Yes—but treat it as a “branding hub.” Use it for trust signals, clear navigation, and internal links to high-value SEO pages rather than stuffing it with keywords.
How can separate service pages boost rankings?
A one-service-per-page approach lets you target location- or problem-specific keywords (e.g., “roof repairs in Leeds”), include FAQs, and add structured data—all of which improve relevance and click-through.
Why do blog posts outperform the homepage for SEO now?
Fresh, topical articles answer users’ specific questions, target long-tail phrases, and slot neatly into topic clusters—criteria Google’s AI-driven ranking systems prioritise in 2025.

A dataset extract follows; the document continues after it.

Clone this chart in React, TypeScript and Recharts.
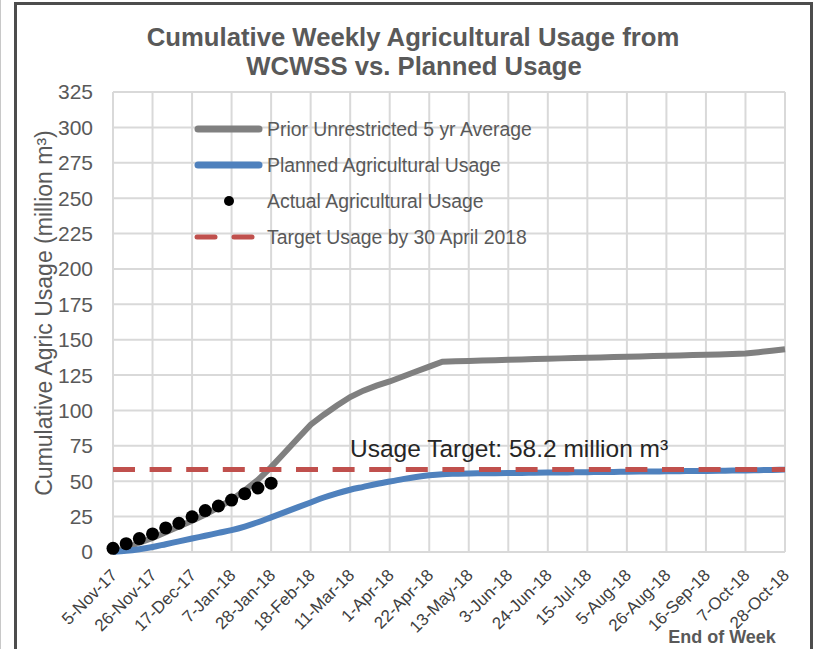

Are category or hub pages still useful?
Absolutely—well-structured hub pages group related posts/services, help crawlers understand topical relationships, and rank for medium-tail keywords while funnelling link equity deeper.
How should I handle internal linking if the homepage isn’t the focus?
Point links from your homepage to priority service, hub, and blog pages, then interlink those pages in clusters so authority flows horizontally—not just up and down the home→sub-page path.
How do I measure success if I stop obsessing over homepage traffic?
Track page-level metrics in Google Analytics 4 and Search Console: organic sessions, rankings, and conversions for each service, blog, or hub page. Aggregate those numbers instead of relying on a single homepage figure.
Is homepage SEO totally useless now?
No—it still matters for branded searches and first impressions. What’s changed is that it’s no longer the main driver of rankings for non-branded, intent-specific queries.
Bottom line: what’s the 2025 SEO priority?
Match every standalone page to a single, well-defined intent—then reinforce it with clear structure, internal links, and user-centric content. That’s where rankings and conversions grow in 2025.